ATLANTA — In an annual poll of American Bakers Association members, about 200 bakers were evenly split on what keeps them up at night. If it wasn’t the issue of government regulations (40%), it was the changing consumer attitudes of bakery products (40%).
And it seems that consumer attitudes are often what drive changes in the baking industry. And in the past few years, categories such as cookies and crackers have experienced growth in terms of increased sales.
Robb MacKie, president and c.e.o. of the A.B.A. |
“I know it’s a competitive, tough marketplace, but the overall news is positive,” said Robb MacKie, president and chief executive officer of the A.B.A.

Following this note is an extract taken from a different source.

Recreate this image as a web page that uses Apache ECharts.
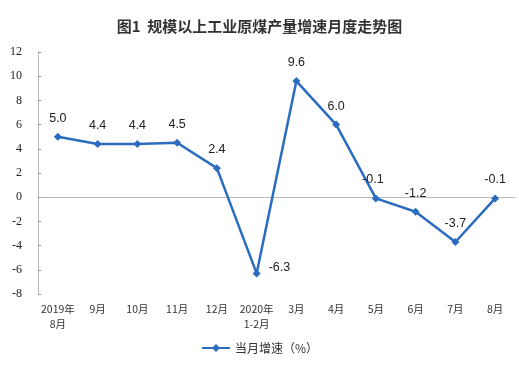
<!DOCTYPE html>
<html><head><meta charset="utf-8">
<script src="https://cdn.jsdelivr.net/npm/echarts@6/dist/echarts.min.js"></script>
<style>html,body{margin:0;padding:0;background:#fff}#c{width:519px;height:369px}</style>
</head><body><div id="c"></div>
<script>
const categories = ['2019年\n8月','9月','10月','11月','12月','2020年\n1-2月','3月','4月','5月','6月','7月','8月'];
const growth = [5.0, 4.4, 4.4, 4.5, 2.4, -6.3, 9.6, 6.0, -0.1, -1.2, -3.7, -0.1];
const seriesName = '当月增速（%）';
const titleText = '图1  规模以上工业原煤产量增速月度走势图';

const chart = echarts.init(document.getElementById('c'));
chart.setOption({
  animation: false,
  title: {text: titleText, left: 'center', top: 14,
    textStyle: {fontSize: 15, fontWeight: 'bold', color: '#333', fontFamily: 'Noto Sans CJK SC'}},
  grid: {left: 38, right: 4, top: 52, bottom: 75},
  legend: {bottom: 10, left: 'center', itemWidth: 28, itemHeight: 10, itemGap: 4,
    textStyle: {fontSize: 12, color: '#333', fontFamily: 'Noto Sans CJK SC'},
    data: [seriesName]},
  xAxis: {type: 'category', data: categories, boundaryGap: true,
    axisLine: {lineStyle: {color: '#bbb', width: 1}},
    axisTick: {inside: true, length: 3, lineStyle: {color: '#999'}},
    axisLabel: {fontSize: 10.5, color: '#333', lineHeight: 15, margin: 8, fontFamily: 'Noto Sans CJK SC', interval: 0}},
  yAxis: {type: 'value', min: -8, max: 12, interval: 2,
    axisLine: {show: true, lineStyle: {color: '#bbb', width: 1}},
    axisTick: {show: true, inside: true, length: 3, lineStyle: {color: '#999'}},
    splitLine: {show: false},
    axisLabel: {fontSize: 12, color: '#222', fontFamily: 'Liberation Serif', margin: 16}},
  series: [{name: seriesName, type: 'line', data: growth.map((v,i)=> i===5 ? {value: v, label: {position: 'right', offset:[0,-6]}} : (i===8 ? {value: v, label: {offset:[-3,0]}} : v)),
    symbol: 'diamond', symbolSize: 8,
    lineStyle: {color: '#2b6cc0', width: 2.5},
    itemStyle: {color: '#2b6cc0'},
    label: {show: true, position: 'top', distance: 8, fontSize: 12.5, color: '#222', fontFamily: 'Liberation Sans',
      formatter: p => p.value.toFixed(1)}}]
});
</script></body></html>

So when considering what’s driving sales growth in the baking industry, it’s worth examining how the private label and branded segments have changed over the past few years, Mr. MacKie said.
“Five or six years ago, private label was on the upward trajectory,” he said, “and while it’s still seeing a little bit of growth, it’s sort of flattened out.”
He attributes that to economic growth allowing consumers to start “trading back up” from the choice of private label during the recession. As a result, private label has once again become more of a value proposition in consumers’ minds.
Today, when consumers are back in a better position to make a choice: Where does private label win, and where do branded products prosper?
Mr. MacKie suggested that private label baked foods do better when there is lower brand equity in a product category, higher price sensitivity and less innovation happening in the branded landscape.
“Brands win when there’s innovation going on — when you bring new products to the line with high product differentiation and strong brand quality,” he noted, advising cookie and cracker manufacturers, “Don’t underestimate the power of your brands.”